Acupressure works with the same principles as acupuncture, but instead of using needles, pressure is applied with the fingers and many practitioners use a variety of devices to locate the acupressure point and/or to stimulate it.  Additionally some practitioners hold the point until a perceptible pulse can be felt. Most kinesiologists use acupressure and often locate not only the point but also the attendant emotion associated with that point which is termed the 'cellular memory'. They do this using muscle monitoring.  On pulsing the point the emotional or 'cellular memory' is released resulting in improvement in the condition under treatment.
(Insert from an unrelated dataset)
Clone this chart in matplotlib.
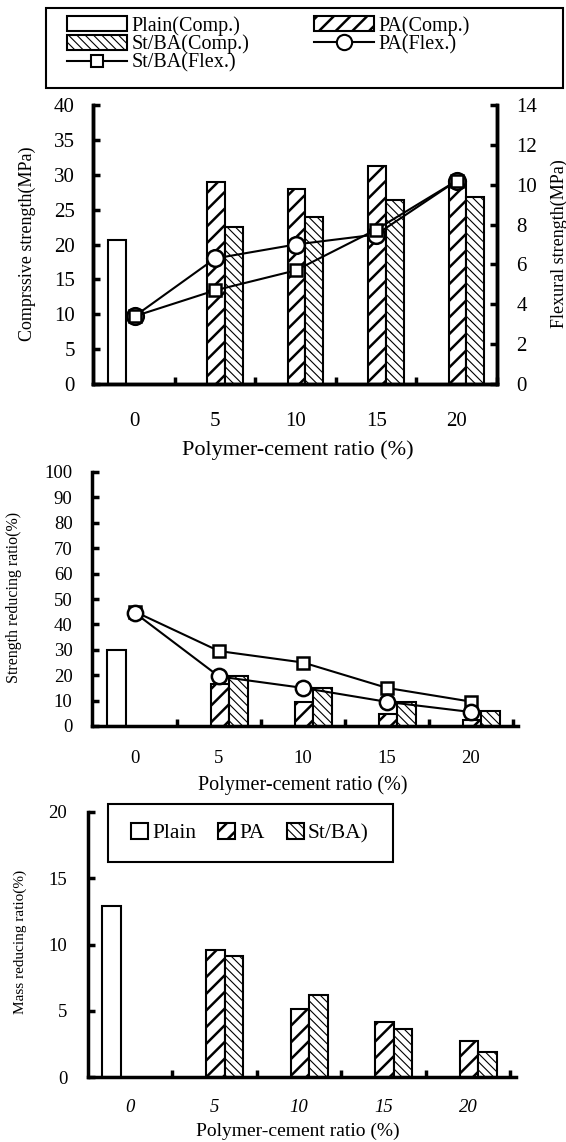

A thorough knowledge of Traditional Chinese Medicine in important for the application of acupressure. Simplistically there are basically 365 acupoints across 12 main meridians and 2 extra meridians. The choice of which point to work with is complex and while many points are traditionally used by acupuncturists for certain conditions, the ultimate choice is based on many factors including the constitution or personality and emotional state of the client/patient as well as the training and experience of the practitioner. While acupuncturists usually use pulse diagnosis to choose a point, kinesiologists use muscle monitoring as well as training and experience and they believe that in using muscle monitoring the client's body makes the ultimate choice.

There is little doubt that acupressure and acupuncture are very efficacious in the treatment of many conditions. While western medicine now recognise this treatment modality for pain primarily because it seems to fit their limited and reductionist view of the human bio computer, it is in fact now supported by increasing amounts of scientific research for any condition.